Exactly as written, retype the listing below, omitting the pictures.

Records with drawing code
* * * * * * *

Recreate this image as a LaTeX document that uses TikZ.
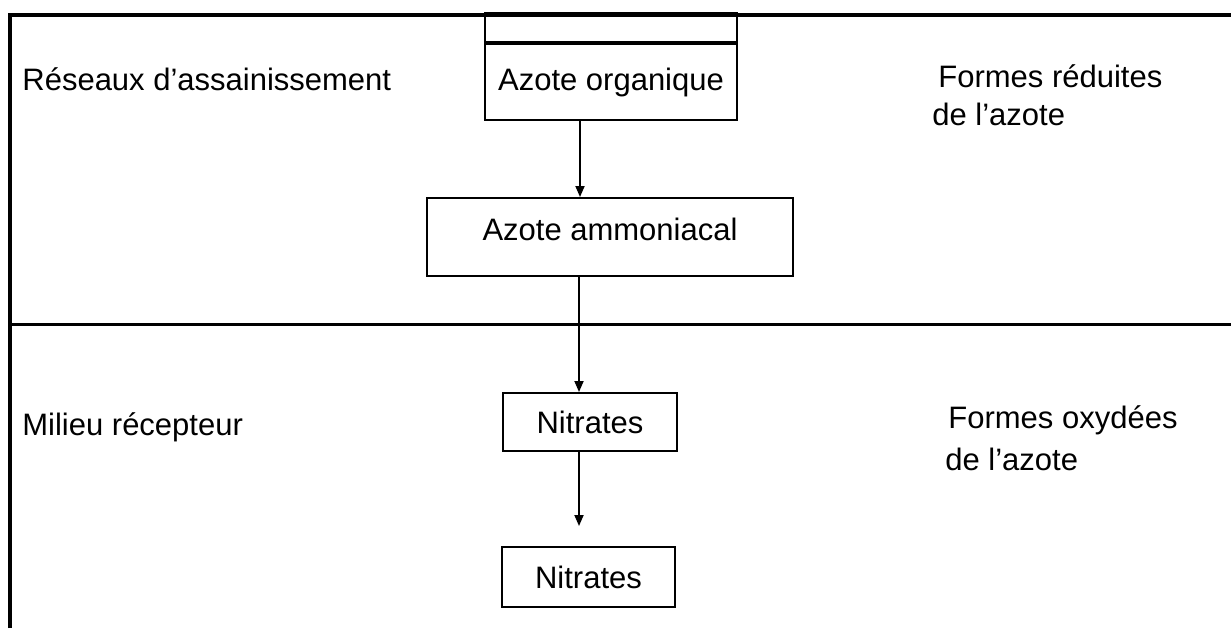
\documentclass[tikz,border=0pt]{standalone}
\usepackage{fontspec}
\setmainfont{Liberation Sans}
\usetikzlibrary{positioning, arrows.meta}

\begin{document}
\begin{tikzpicture}[
    x=0.5pt, y=-0.5pt,
    % Styles
    txt/.style={
        font=\fontsize{15.5}{19}\selectfont,
        inner sep=0pt,
        anchor=base west
    },
    cell/.style={
        rectangle,
        draw,
        line width=1pt,
        font=\fontsize{15.5}{19}\selectfont,
        inner sep=0pt
    },
    frame/.style={
        line width=2pt
    },
    divider/.style={
        line width=1.5pt
    },
    arrow/.style={
        -{Triangle[width=4.5pt,length=5.5pt]},
        line width=0.9pt
    }
]
    \useasboundingbox (0,0) rectangle (1231,628);

    % Frame
    \coordinate (corner) at (10,15);
    \coordinate (midleft) at (10,324);
    \draw[frame] (10,628) -- (corner) -- (1231,15);
    \draw[divider] (midleft) -- (1231,324);

    % Boxes
    \node[cell, minimum width=126pt, minimum height=38pt] (orga) at (611,82) {Azote organique};
    \node[cell, minimum width=126pt, minimum height=14.5pt, above=0pt of orga] (orgahead) {};
    \node[cell, minimum width=183pt, minimum height=39pt, text height=11pt, text depth=8pt] (ammo) at (610,237) {Azote ammoniacal};
    \node[cell, minimum width=87pt, minimum height=29pt] (nit1) at (590,422) {Nitrates};
    \node[cell, minimum width=86.5pt, minimum height=30pt] (nit2) at (588.5,577) {Nitrates};

    % Labels
    \node[txt] (reseaux) at (22,90) {Réseaux d’assainissement};
    \node[txt] (reduitA) at (938,87) {Formes réduites};
    \node[txt] (reduitB) at (932,125) {de l’azote};
    \node[txt] (milieu) at (22,435) {Milieu récepteur};
    \node[txt] (oxydeA) at (948,428) {Formes oxydées};
    \node[txt] (oxydeB) at (945,470) {de l’azote};

    % Paths
    \draw[arrow] ([xshift=-15.5pt]orga.south) -- ([xshift=-15pt]ammo.north);
    \draw[arrow] ([xshift=-15.5pt]ammo.south) -- ([xshift=-5.5pt]nit1.north);
    \draw[arrow, shorten >=10pt] ([xshift=-5.5pt]nit1.south) -- ([xshift=-4.75pt]nit2.north);
\end{tikzpicture}
\end{document}
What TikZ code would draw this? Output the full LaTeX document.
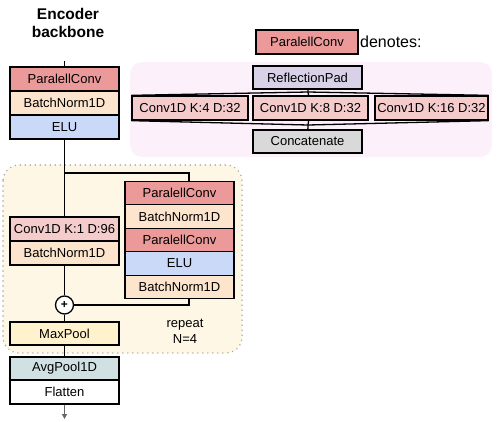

* * * * * * *

__Final result__:
Recreate this image as a LaTeX document that uses TikZ.
\documentclass[tikz,border=0pt]{standalone}
\usepackage{fontspec}
\setmainfont{Liberation Sans}
\usetikzlibrary{positioning, arrows.meta}

\begin{document}
\begin{tikzpicture}[
    x=0.5pt, y=-0.5pt,
    % Styles
    txt/.style={
        font=\fontsize{15.5}{19}\selectfont,
        inner sep=0pt,
        anchor=base west
    },
    cell/.style={
        rectangle,
        draw,
        line width=1pt,
        font=\fontsize{15.5}{19}\selectfont,
        inner sep=0pt
    },
    frame/.style={
        line width=2pt
    },
    divider/.style={
        line width=1.5pt
    },
    arrow/.style={
        -{Triangle[width=4.5pt,length=5.5pt]},
        line width=0.9pt
    }
]
    \useasboundingbox (0,0) rectangle (1231,628);

    % Frame
    \coordinate (corner) at (10,15);
    \coordinate (midleft) at (10,324);
    \draw[frame] (10,628) -- (corner) -- (1231,15);
    \draw[divider] (midleft) -- (1231,324);

    % Boxes
    \node[cell, minimum width=126pt, minimum height=38pt] (orga) at (611,82) {Azote organique};
    \node[cell, minimum width=126pt, minimum height=14.5pt, above=0pt of orga] (orgahead) {};
    \node[cell, minimum width=183pt, minimum height=39pt, text height=11pt, text depth=8pt] (ammo) at (610,237) {Azote ammoniacal};
    \node[cell, minimum width=87pt, minimum height=29pt] (nit1) at (590,422) {Nitrates};
    \node[cell, minimum width=86.5pt, minimum height=30pt] (nit2) at (588.5,577) {Nitrates};

    % Labels
    \node[txt] (reseaux) at (22,90) {Réseaux d’assainissement};
    \node[txt] (reduitA) at (938,87) {Formes réduites};
    \node[txt] (reduitB) at (932,125) {de l’azote};
    \node[txt] (milieu) at (22,435) {Milieu récepteur};
    \node[txt] (oxydeA) at (948,428) {Formes oxydées};
    \node[txt] (oxydeB) at (945,470) {de l’azote};

    % Paths
    \draw[arrow] ([xshift=-15.5pt]orga.south) -- ([xshift=-15pt]ammo.north);
    \draw[arrow] ([xshift=-15.5pt]ammo.south) -- ([xshift=-5.5pt]nit1.north);
    \draw[arrow, shorten >=10pt] ([xshift=-5.5pt]nit1.south) -- ([xshift=-4.75pt]nit2.north);
\end{tikzpicture}
\end{document}
What TikZ code would draw this? Output the full LaTeX document.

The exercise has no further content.